At least 18 dead in the aftermath of tornadoes in the South and Midwest
On Friday night, severe storms ravaged through several Midwestern and Southern states, destroying homes and leaving thousands without power
Dozens of tornadoes ripped through the South and Midwest on Friday night and early Saturday morning, leaving an estimated 18 people dead and several injured, according to The Associated Press.
The news: There were at least 50 preliminary tornado reports recorded on Friday in at least seven states: Indiana, Alabama, Mississippi, Tennessee, Arkansas, Iowa and Wisconsin, according to CNN.
- Millions were under a tornado watch this weekend, and the storms caused destruction throughout several states, even collapsing a roof at a packed concert venue in Illinois, per The New York Times.
Details: According to USA Today, the storms left over 350,000 households without power on Saturday, and many homes and structures were left destroyed in several different states.
- In Tennessee, five freight trains were overturned, and wind speeds of up to 54 mph fanned the flames of wildfires, leading to even more evacuations in Oklahoma, per USA Today.
- NPR reported that cars were flipped, power lines were blown over and areas in Arkansas even saw golf-ball-sized hail.
- In Belvidere, Illinois, one person died and 28 were left injured after the roof of the Apollo Theater caved in on 260 concert attendees, per NPR.
Aftermath: “The damage and loss that our community suffered last night was catastrophic,” the Adamsville, Tennessee Police Department said in a Facebook post on Saturday morning.

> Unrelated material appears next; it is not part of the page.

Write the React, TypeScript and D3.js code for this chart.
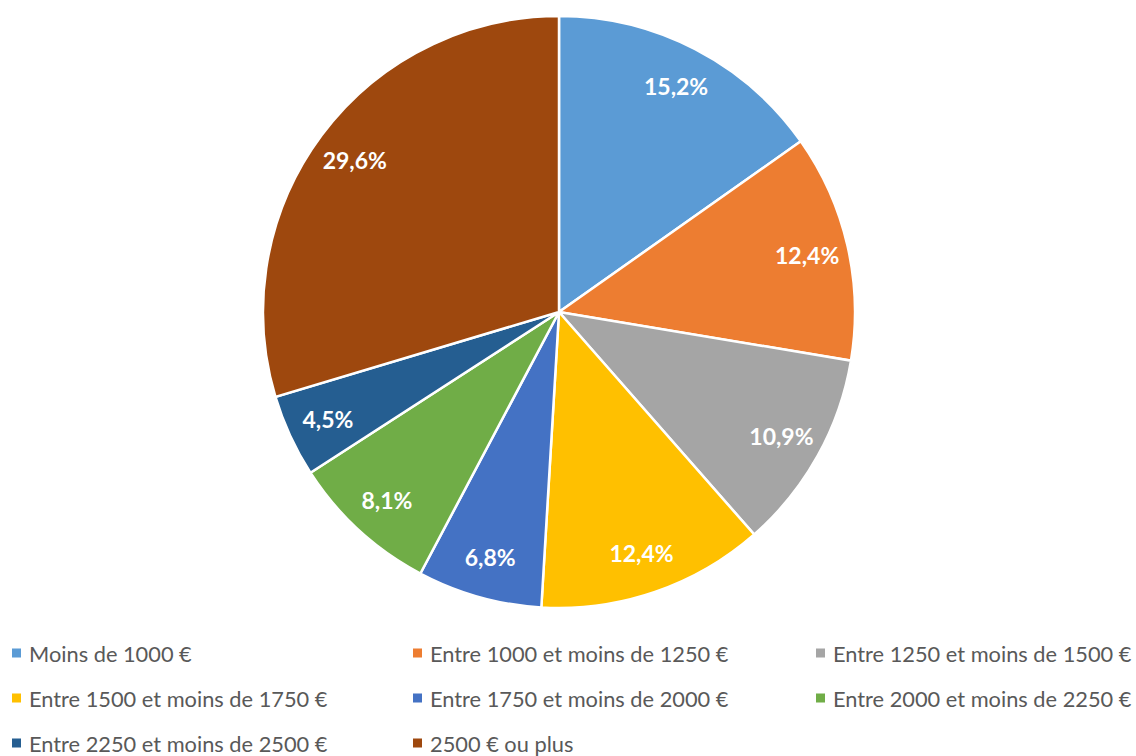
import React from "react";
import * as d3 from "d3";

const categories = [
  "Moins de 1000 €",
  "Entre 1000 et moins de 1250 €",
  "Entre 1250 et moins de 1500 €",
  "Entre 1500 et moins de 1750 €",
  "Entre 1750 et moins de 2000 €",
  "Entre 2000 et moins de 2250 €",
  "Entre 2250 et moins de 2500 €",
  "2500 € ou plus",
];
const values = [15.2, 12.4, 10.9, 12.4, 6.8, 8.1, 4.5, 29.6];
const colors = ["#5B9BD5", "#ED7D31", "#A5A5A5", "#FFC000", "#4472C4", "#70AD47", "#255E91", "#9E480E"];

const W = 1136;
const H = 756;
const cx = 559;
const cy = 312;
const R = 296;

export default function App() {
  const pie = d3.pie<number>().sort(null).value((d) => d);
  const arcs = pie(values);
  const arc = d3.arc<d3.PieArcDatum<number>>().innerRadius(0).outerRadius(R);
  const labelArc = d3.arc<d3.PieArcDatum<number>>().innerRadius(R * 0.86).outerRadius(R * 0.86);
  const fmt = (v: number) => v.toFixed(1).replace(".", ",") + "%";

  // legend grid: 3 columns
  const colX = d3.scaleOrdinal<number, number>().domain([0, 1, 2]).range([12, 413, 816]);
  const rowY = d3.scaleLinear().domain([0, 2]).range([653, 743]);

  return (
    <svg width={W} height={H} style={{ position: "absolute", left: 0, top: 0 }}>
      <rect width={W} height={H} fill="#fff" />
      <g transform={`translate(${cx},${cy})`}>
        {arcs.map((a, i) => (
          <path key={i} d={arc(a) || ""} fill={colors[i]} stroke="#fff" strokeWidth={2.5} />
        ))}
        {arcs.map((a, i) => {
          const [x, y] = labelArc.centroid(a);
          return (
            <text
              key={"l" + i}
              x={x}
              y={y}
              textAnchor="middle"
              dominantBaseline="central"
              fill="#fff"
              fontFamily="Lato, 'Open Sans', sans-serif"
              fontWeight="bold"
              fontSize={23}
            >
              {fmt(values[i])}
            </text>
          );
        })}
      </g>
      {categories.map((c, i) => {
        const x = colX(i % 3);
        const y = rowY(Math.floor(i / 3));
        return (
          <g key={"g" + i}>
            <rect x={x} y={y - 4.5} width={9} height={9} fill={colors[i]} />
            <text
              x={x + 17}
              y={y}
              dominantBaseline="central"
              fill="#595959"
              fontFamily="Lato, 'Open Sans', sans-serif"
              fontSize={21.8}
            >
              {c}
            </text>
          </g>
        );
      })}
    </svg>
  );
}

- “Our hearts are indeed heavy by the loss and damages to the to the City of Little Rock caused by today’s storm. In the aftermath, we know the recovery process will be long,” said the Little Rock, Arkansas, Police Department in a press release.
- The Associated Press states that recovery is already underway in some cities, with residents and volunteer groups getting to work to clear debris.
- A school in Wynne, Arkansas, has been converted into a center for people who are seeking shelter and food, according to the NYT.